As pointed out by the Wilsons, some cases have expressed certain limitations to the enforcibility of future advance clauses. One limitation occurs when there is no obligation on the part of the mortgagee to make future advances; they are optional. If the mortgagee has actual knowledge of subsequent encumbrances or conveyances of the mortgaged premises before making the advances, his lien is not enforcible as against such subsequent encumbrances or conveyances. Brinkmeyer, supra: Schmidt, supra. Another instance is that it is essential that the character of the debt and the extent of the encumbrances be defined with such reasonable certainty so as to preclude the parties from substituting other debts than those described, thereby making the mortgagee a mere cover for the perpetration of fraud upon creditors. Bowen, supra; New, supra. In the former case, the court used the language that “whether the two notes named ... are secured by the mortgage can be determined by the evidence when the case is tried”. Bowen, supra, 140 Ind. at 398, 39 N.E. 860.

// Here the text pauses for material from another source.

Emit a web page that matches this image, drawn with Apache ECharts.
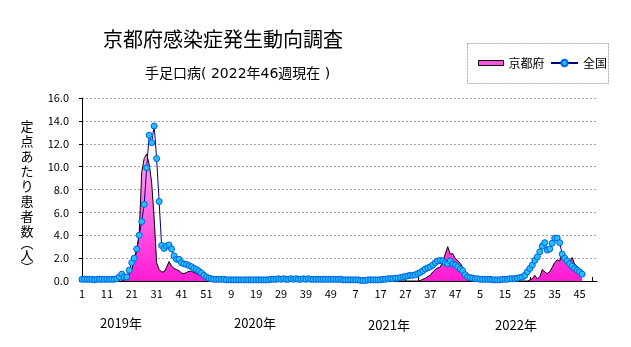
<!DOCTYPE html>
<html><head><meta charset="utf-8">
<script src="https://cdn.jsdelivr.net/npm/echarts@6/dist/echarts.min.js"></script>
<style>html,body{margin:0;padding:0;background:#fff}#c{width:631px;height:347px}</style>
</head><body><div id="c"></div>
<script>
// ---- data ----
const years = [2019, 2020, 2021, 2022];
const weeksPerYear = [52, 52, 52, 52];
const yearLabels = ['2019年', '2020年', '2021年', '2022年'];
const seriesNames = ['京都府', '全国'];
const titleText = '京都府感染症発生動向調査';
const subtitleText = '手足口病( 2022年46週現在 )';
const yAxisTitle = ['定点あたり患者数', '︵人︶'];
const yMin = 0, yMax = 16, yInterval = 2;

// 京都府 (per-sentinel, weekly)
const kyoto2019 = [0,0,0,0,0,0,0,0,0,0,0,0,0,0,0,0,0,
  0.1,0.3,0.6,1.0,1.8,2.6,4.2,9.5,10.7,11.1,10.2,8.6,5.5,1.6,1.0,0.8,0.8,1.2,1.7,1.3,
  1.1,1.0,0.9,0.7,0.65,0.75,0.85,0.85,0.75,0.65,0.55,0.45,0.4,0.3,0.15];
const kyoto2020 = [0,0,0,0,0,0,0,0,0,0,0,0,0,0,0,0,0,0,0,0,0,0,0,0,0,0,
  0,0,0,0,0,0,0,0,0,0,0,0,0,0,0,0,0,0,0,0,0,0,0,0,0,0];
const kyoto2021 = [0,0,0,0,0,0,0,0,0,0,0,0,0,0,0,0,0,0,0,0,0,0,0,0,0,0,0,0,0,0,0,0,
  0.05,0.15,0.25,0.4,0.5,0.8,1.0,1.15,1.2,1.75,2.35,3.0,2.35,2.4,1.95,1.8,1.55,1.2,0.6,0];
const kyoto2022 = [0,0,0,0,0,0,0,0,0,0,0,0,0,0,0,0,0,0,0,0,0,0,0,0,
  0.1,0.2,0.5,0.2,0.35,1.0,0.8,0.65,0.8,1.2,1.6,1.85,1.75,2.4,1.7,2.1,1.65,2.05,1.5,1.25,1.1,0.85];

// 全国
const nation2019 = [0.15,0.15,0.15,0.15,0.15,0.1,0.15,0.15,0.15,0.15,0.15,0.15,0.15,0.15,
  0.2,0.35,0.6,0.35,0.35,0.95,1.6,2.0,2.8,4.0,5.2,6.7,9.9,12.75,12.1,13.55,10.7,6.95,3.1,2.85,3.05,3.15,2.8,
  2.2,1.9,1.9,1.6,1.5,1.45,1.35,1.25,1.1,1.0,0.85,0.7,0.5,0.35,0.25];
const nation2020 = [0.2,0.15,0.15,0.15,0.15,0.15,0.1,0.1,0.1,0.1,0.1,0.1,0.1,0.1,0.1,0.1,0.1,0.1,0.1,0.1,
  0.1,0.1,0.1,0.1,0.15,0.15,0.15,0.2,0.15,0.2,0.15,0.15,0.2,0.15,0.2,0.15,0.15,0.2,0.15,0.2,
  0.15,0.15,0.15,0.15,0.15,0.15,0.15,0.15,0.15,0.15,0.15,0.15];
const nation2021 = [0.15,0.1,0.1,0.1,0.1,0.1,0.1,0.1,0.05,0.05,0.05,0.1,0.1,0.1,0.1,0.1,0.1,0.15,
  0.15,0.2,0.2,0.2,0.25,0.25,0.3,0.35,0.4,0.45,0.5,0.5,0.55,0.65,0.75,0.9,1.05,1.15,1.25,1.4,
  1.6,1.75,1.8,1.75,1.6,1.5,1.75,1.5,1.4,1.25,1.05,0.9,0.55,0.35];
const nation2022 = [0.3,0.25,0.2,0.2,0.15,0.15,0.15,0.15,0.15,0.1,0.1,0.1,0.1,0.15,0.15,0.15,
  0.2,0.2,0.2,0.25,0.3,0.35,
  0.5,0.8,1.1,1.4,1.8,2.1,2.55,3.05,3.35,2.7,2.8,3.3,3.75,3.75,3.35,2.35,2.0,1.75,1.5,1.3,1.1,0.95,0.8,0.6];

// ---- build ----
const categories = [];
years.forEach((y, k) => { for (let w = 1; w <= weeksPerYear[k]; w++) categories.push(y + '-' + w); });
const kyoto = kyoto2019.concat(kyoto2020, kyoto2021, kyoto2022);
const nation = nation2019.concat(nation2020, nation2021, nation2022);

const FONT = '"Noto Sans CJK JP", "Noto Sans", sans-serif';
const FONT_WIDE = '"DejaVu Sans", "Noto Sans CJK JP", sans-serif';
const chart = echarts.init(document.getElementById('c'), null, {renderer: 'canvas'});
chart.setOption({
  animation: false,
  backgroundColor: '#fff',
  title: [
    {text: titleText, left: 103, top: 29, padding: 0,
     textStyle: {fontSize: 20, fontWeight: 'normal', color: '#000', fontFamily: FONT}},
    {text: subtitleText, left: 145, top: 67, padding: 0,
     textStyle: {fontSize: 14, fontWeight: 'normal', color: '#000', fontFamily: FONT_WIDE}}
  ],
  legend: [
    {data: [{name: seriesNames[0], icon: 'rect',
             itemStyle: {color: '#ff55e0', borderColor: '#000', borderWidth: 1}}],
     left: 478, top: 57, padding: 0, itemWidth: 25, itemHeight: 5, itemGap: 0,
     textStyle: {fontSize: 12, color: '#000', fontFamily: FONT}},
    {data: [seriesNames[1]],
     left: 550, top: 57, padding: 0, itemWidth: 27, itemHeight: 8, itemGap: 0,
     textStyle: {fontSize: 12, color: '#000', fontFamily: FONT}}
  ],
  grid: {left: 82, right: 34, top: 98, bottom: 66, containLabel: false},
  xAxis: {
    type: 'category', data: categories, boundaryGap: false,
    axisLine: {lineStyle: {color: '#000', width: 1}},
    axisTick: {interval: 4, inside: true, length: 4, lineStyle: {color: '#000'}},
    axisLabel: {interval: 9, margin: 7, fontSize: 11, color: '#000', fontFamily: FONT,
                formatter: v => v.split('-')[1]},
    splitLine: {show: false}
  },
  yAxis: {
    type: 'value', min: yMin, max: yMax, interval: yInterval,
    axisLine: {show: true, lineStyle: {color: '#000', width: 1}},
    axisTick: {show: true, length: 3, lineStyle: {color: '#000'}},
    axisLabel: {margin: 13, fontSize: 11, color: '#000', fontFamily: FONT,
                formatter: v => v.toFixed(1)},
    splitLine: {show: true, lineStyle: {color: '#a0a0a0', type: [2, 2], width: 1}}
  },
  series: [
    {name: seriesNames[0], type: 'line', data: kyoto, showSymbol: false, symbol: 'none',
     lineStyle: {color: '#000', width: 1}, itemStyle: {color: '#ff55e0'},
     areaStyle: {opacity: 1, color: new echarts.graphic.LinearGradient(0, 0, 0, 1, [
       {offset: 0, color: '#ffa6f2'}, {offset: 1, color: '#ff1ad4'}])},
     emphasis: {disabled: true}, z: 2},
    {name: seriesNames[1], type: 'line', data: nation, showSymbol: true, showAllSymbol: true,
     symbol: 'circle', symbolSize: 6,
     lineStyle: {color: '#000080', width: 1},
     itemStyle: {color: '#22c0ff', borderColor: '#0060e0', borderWidth: 1},
     emphasis: {disabled: true}, z: 3}
  ],
  graphic: [
    {type: 'rect', shape: {x: 467.5, y: 43.5, width: 141, height: 40},
     style: {fill: 'none', stroke: '#aaaaaa', lineWidth: 1, lineDash: [2, 1]}},
    {type: 'text', style: {text: yAxisTitle[0].split('').join('\n'), x: 27, y: 119,
      align: 'center', verticalAlign: 'top', font: '13px ' + FONT, lineHeight: 15, fill: '#000'}},
    {type: 'text', style: {text: yAxisTitle[1].split('').join('\n'), x: 27, y: 237,
      align: 'center', verticalAlign: 'top', font: '13px ' + FONT, lineHeight: 12, fill: '#000'}},
    {type: 'text', style: {text: yearLabels[0], x: 121, y: 323, align: 'center', verticalAlign: 'middle', font: '13px ' + FONT, fill: '#000'}},
    {type: 'text', style: {text: yearLabels[1], x: 255, y: 323, align: 'center', verticalAlign: 'middle', font: '13px ' + FONT, fill: '#000'}},
    {type: 'text', style: {text: yearLabels[2], x: 389, y: 325, align: 'center', verticalAlign: 'middle', font: '13px ' + FONT, fill: '#000'}},
    {type: 'text', style: {text: yearLabels[3], x: 516, y: 325, align: 'center', verticalAlign: 'middle', font: '13px ' + FONT, fill: '#000'}}
  ]
});
</script></body></html>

The limitations expressed in the above cases concern only the protection of subsequent creditors, transferees and en-cumbrancers who have no knowledge or notice of the future advance and have nothing to do with the rights between the contracting parties. Here, there are no intervening transferees, encumbrancers, or creditors. Wilsons executed the mortgage containing the future advance clause and the future advance notes. There is no evi-dentiary material on hand which indicates that Wilsons were incompetent, that there was a mistake, or that the Bank misrepresented the transaction. The Indiana authorities are clear that future advance clauses are valid and the Bank, subject to the above mentioned limitations, has as valid a lien for the future advances as it does for the original note. The Wilsons are bound by their instruments and may not defeat them by a private, unexpressed intent. Reagan v. Dugan, (1942) 112 Ind. App. 479, 41 N.E.2d 841. W.T. Rawleigh Co. v. Snider, (1935) 207 Ind. 686, 194 N.E. 356.

For the above reasons, this cause is affirmed.

Judgment affirmed.

ROBERTSON and RATLIFF, JJ„ concur. 
      
      . The extent of a bankruptcy court’s jurisdiction is a matter somewhat in flux at the present time. Before the Bankruptcy Act of 1978, which became effective October 1, 1979, the bankruptcy courts were, as explained above, vested with summary jurisdiction. However, the jurisdiction of the bankruptcy courts created by the Act was much broader than that exercised under the previous system. Northern Pipe Line Construction Co. v. Marathon Pipeline Co., (1982) 458 U.S. 50, 102 S.Ct. 2858, 73 L.Ed.2d 598. "Eliminating the distinction between ‘summary’ and ‘plenary’ jurisdiction, the Act grants the new courts jurisdiction over ‘all civil proceedings arising under Title II ... or arising in or related to cases under Title 11’.” Northern Pipe Line, supra, at 54, 102 S.Ct. at 2862, citing 28 U.S.C., Sec. 1471(b) (original emphasis). Since Wilsons filed bankruptcy on December 8, 1980, their proceeding was conducted under the bankruptcy court’s expanded grant of jurisdiction pursuant to the 1978 Act. The liberalized jurisdiction of the bankruptcy courts was short-lived though; the Northern Pipe Line decision determined the Act in violation of Article III of the U.S. Constitution in that "the judicial power of the United States must be vested in courts whose judges enjoy the protections and safeguards specified in that Article”. Id. at 62, 102 S.Ct. at 2867. The Supreme Court held, however, that their decision in Northern Pipe Line applied only prospectively, since a retroactive application of the holding would cause substantial hardship to litigants who had relied upon the Act’s vesting of expanded jurisdiction. Id. at 88, 102 S.Ct. at 2880.